EXERCISE OBJECTIVE:
Quote the listing below in its entirety, omitting every image.

Plotting code records:
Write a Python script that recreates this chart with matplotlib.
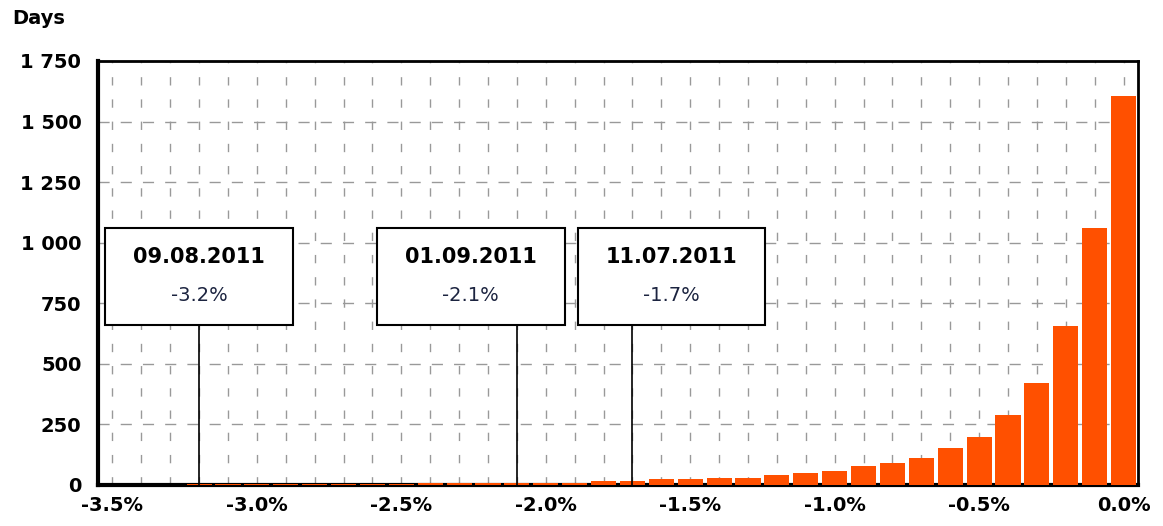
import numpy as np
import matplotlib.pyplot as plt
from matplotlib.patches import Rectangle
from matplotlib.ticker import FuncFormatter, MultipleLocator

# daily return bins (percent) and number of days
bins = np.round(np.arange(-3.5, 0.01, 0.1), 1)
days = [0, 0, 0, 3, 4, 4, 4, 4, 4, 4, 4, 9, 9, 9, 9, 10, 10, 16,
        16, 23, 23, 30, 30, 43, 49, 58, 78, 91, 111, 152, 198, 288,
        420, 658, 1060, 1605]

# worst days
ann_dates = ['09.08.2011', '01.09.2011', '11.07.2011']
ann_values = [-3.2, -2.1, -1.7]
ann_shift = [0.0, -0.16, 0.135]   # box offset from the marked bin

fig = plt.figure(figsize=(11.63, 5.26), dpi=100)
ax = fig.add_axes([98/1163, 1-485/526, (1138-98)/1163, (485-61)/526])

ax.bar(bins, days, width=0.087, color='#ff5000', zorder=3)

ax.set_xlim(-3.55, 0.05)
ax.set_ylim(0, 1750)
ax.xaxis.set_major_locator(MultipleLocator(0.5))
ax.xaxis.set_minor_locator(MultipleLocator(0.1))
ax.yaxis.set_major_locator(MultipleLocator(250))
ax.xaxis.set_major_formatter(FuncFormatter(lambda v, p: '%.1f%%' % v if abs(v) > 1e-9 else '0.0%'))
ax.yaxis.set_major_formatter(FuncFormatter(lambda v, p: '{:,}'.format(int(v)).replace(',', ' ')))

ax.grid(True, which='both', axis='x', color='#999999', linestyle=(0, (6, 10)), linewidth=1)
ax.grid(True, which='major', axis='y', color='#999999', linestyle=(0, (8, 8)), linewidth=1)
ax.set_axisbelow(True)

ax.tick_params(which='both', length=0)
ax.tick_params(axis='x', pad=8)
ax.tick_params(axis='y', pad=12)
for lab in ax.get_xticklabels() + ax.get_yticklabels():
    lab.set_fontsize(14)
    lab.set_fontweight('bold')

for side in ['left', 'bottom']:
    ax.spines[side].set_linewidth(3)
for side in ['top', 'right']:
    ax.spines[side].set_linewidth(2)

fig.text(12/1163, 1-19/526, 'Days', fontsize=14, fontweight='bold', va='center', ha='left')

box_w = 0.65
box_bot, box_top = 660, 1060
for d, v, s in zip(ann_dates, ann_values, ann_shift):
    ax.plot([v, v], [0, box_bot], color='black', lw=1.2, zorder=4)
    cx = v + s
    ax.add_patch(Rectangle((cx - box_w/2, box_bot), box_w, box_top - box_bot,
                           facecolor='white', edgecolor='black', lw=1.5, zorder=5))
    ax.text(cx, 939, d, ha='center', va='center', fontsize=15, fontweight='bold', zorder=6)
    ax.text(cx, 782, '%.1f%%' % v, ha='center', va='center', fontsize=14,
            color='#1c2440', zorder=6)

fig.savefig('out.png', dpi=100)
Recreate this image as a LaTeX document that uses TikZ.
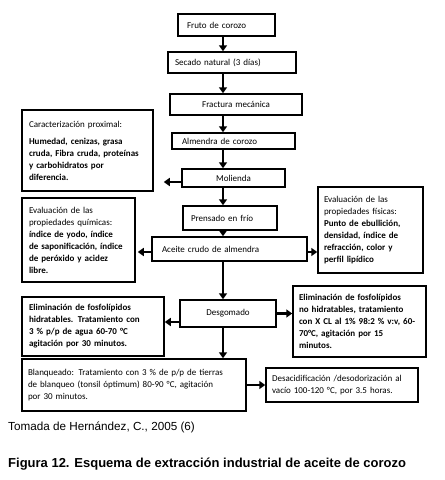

FULL SOLUTION:
Write a Python script that recreates this chart with matplotlib.
import numpy as np
import matplotlib.pyplot as plt
from matplotlib.patches import Rectangle
from matplotlib.ticker import FuncFormatter, MultipleLocator

# daily return bins (percent) and number of days
bins = np.round(np.arange(-3.5, 0.01, 0.1), 1)
days = [0, 0, 0, 3, 4, 4, 4, 4, 4, 4, 4, 9, 9, 9, 9, 10, 10, 16,
        16, 23, 23, 30, 30, 43, 49, 58, 78, 91, 111, 152, 198, 288,
        420, 658, 1060, 1605]

# worst days
ann_dates = ['09.08.2011', '01.09.2011', '11.07.2011']
ann_values = [-3.2, -2.1, -1.7]
ann_shift = [0.0, -0.16, 0.135]   # box offset from the marked bin

fig = plt.figure(figsize=(11.63, 5.26), dpi=100)
ax = fig.add_axes([98/1163, 1-485/526, (1138-98)/1163, (485-61)/526])

ax.bar(bins, days, width=0.087, color='#ff5000', zorder=3)

ax.set_xlim(-3.55, 0.05)
ax.set_ylim(0, 1750)
ax.xaxis.set_major_locator(MultipleLocator(0.5))
ax.xaxis.set_minor_locator(MultipleLocator(0.1))
ax.yaxis.set_major_locator(MultipleLocator(250))
ax.xaxis.set_major_formatter(FuncFormatter(lambda v, p: '%.1f%%' % v if abs(v) > 1e-9 else '0.0%'))
ax.yaxis.set_major_formatter(FuncFormatter(lambda v, p: '{:,}'.format(int(v)).replace(',', ' ')))

ax.grid(True, which='both', axis='x', color='#999999', linestyle=(0, (6, 10)), linewidth=1)
ax.grid(True, which='major', axis='y', color='#999999', linestyle=(0, (8, 8)), linewidth=1)
ax.set_axisbelow(True)

ax.tick_params(which='both', length=0)
ax.tick_params(axis='x', pad=8)
ax.tick_params(axis='y', pad=12)
for lab in ax.get_xticklabels() + ax.get_yticklabels():
    lab.set_fontsize(14)
    lab.set_fontweight('bold')

for side in ['left', 'bottom']:
    ax.spines[side].set_linewidth(3)
for side in ['top', 'right']:
    ax.spines[side].set_linewidth(2)

fig.text(12/1163, 1-19/526, 'Days', fontsize=14, fontweight='bold', va='center', ha='left')

box_w = 0.65
box_bot, box_top = 660, 1060
for d, v, s in zip(ann_dates, ann_values, ann_shift):
    ax.plot([v, v], [0, box_bot], color='black', lw=1.2, zorder=4)
    cx = v + s
    ax.add_patch(Rectangle((cx - box_w/2, box_bot), box_w, box_top - box_bot,
                           facecolor='white', edgecolor='black', lw=1.5, zorder=5))
    ax.text(cx, 939, d, ha='center', va='center', fontsize=15, fontweight='bold', zorder=6)
    ax.text(cx, 782, '%.1f%%' % v, ha='center', va='center', fontsize=14,
            color='#1c2440', zorder=6)

fig.savefig('out.png', dpi=100)
Recreate this image as a LaTeX document that uses TikZ.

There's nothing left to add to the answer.